Analysts say streamlining CAP rules could improve uptake of EU support and make monitoring more efficient, though implementation will fall to national authorities who must reconcile simplification with existing environmental and subsidy controls. For many rural communities across Europe, the practical outcome will be judged not on legislative language but on how quickly paperwork and on the ground inspections change in practice.
On Wednesday Parliament and Council negotiators agreed on a single EU methodology to calculate greenhouse gas emissions from transport services. The joint work was overseen by the Committee on the Environment, Public Health and Food Safety and the Committee on Transport and Tourism. A harmonised accounting approach aims to produce comparable data across member states, improving the reliability of emissions inventories for road, rail, maritime and air transport services.
A uniform methodology could have significant downstream effects for national policy makers, shippers and public authorities charged with meeting the bloc’s climate targets. Consistent data are a prerequisite for transparent monitoring and for devising targeted measures to cut emissions in sectors that remain among the hardest to decarbonise.

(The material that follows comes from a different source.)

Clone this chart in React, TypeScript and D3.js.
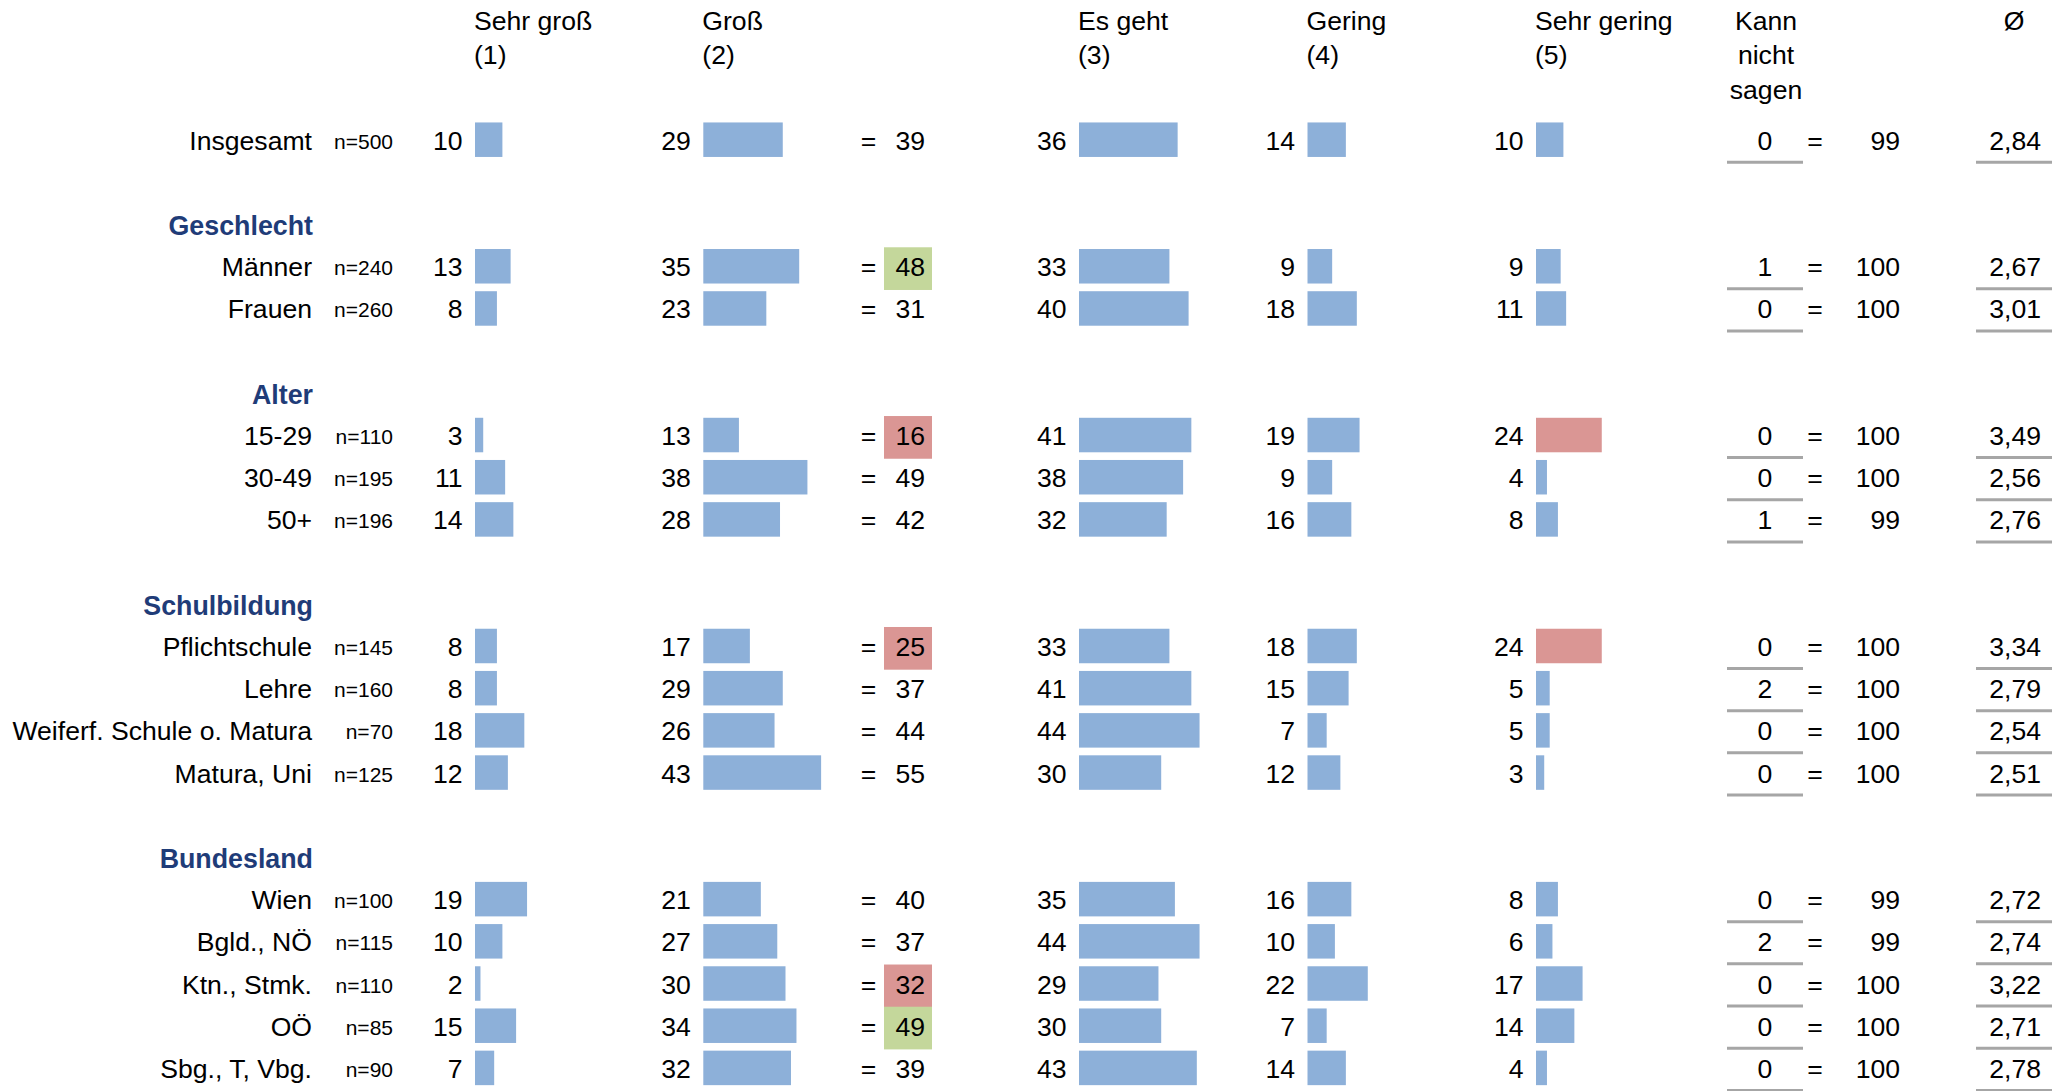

Meanwhile members of the Civil Liberties Committee reiterated concerns about Hungary, warning of persistent threats to the rule of law and a continuing deterioration of common European values. The committee’s statement restated calls for EU action, reflecting long standing tensions between Brussels and Budapest over judicial independence, media freedom and civil society space.
The juxtaposition of technical compromises and political confrontation highlights the complex architecture of the European Union. Institutional actors must craft rules that work across diverse legal systems and economies while also safeguarding the norms that underpin the union’s legitimacy. The next phase will require member states to transpose the agreed methodologies and simplified CAP provisions into national practice, even as the European Parliament and Commission weigh how to respond to the rule of law concerns raised by MEPs.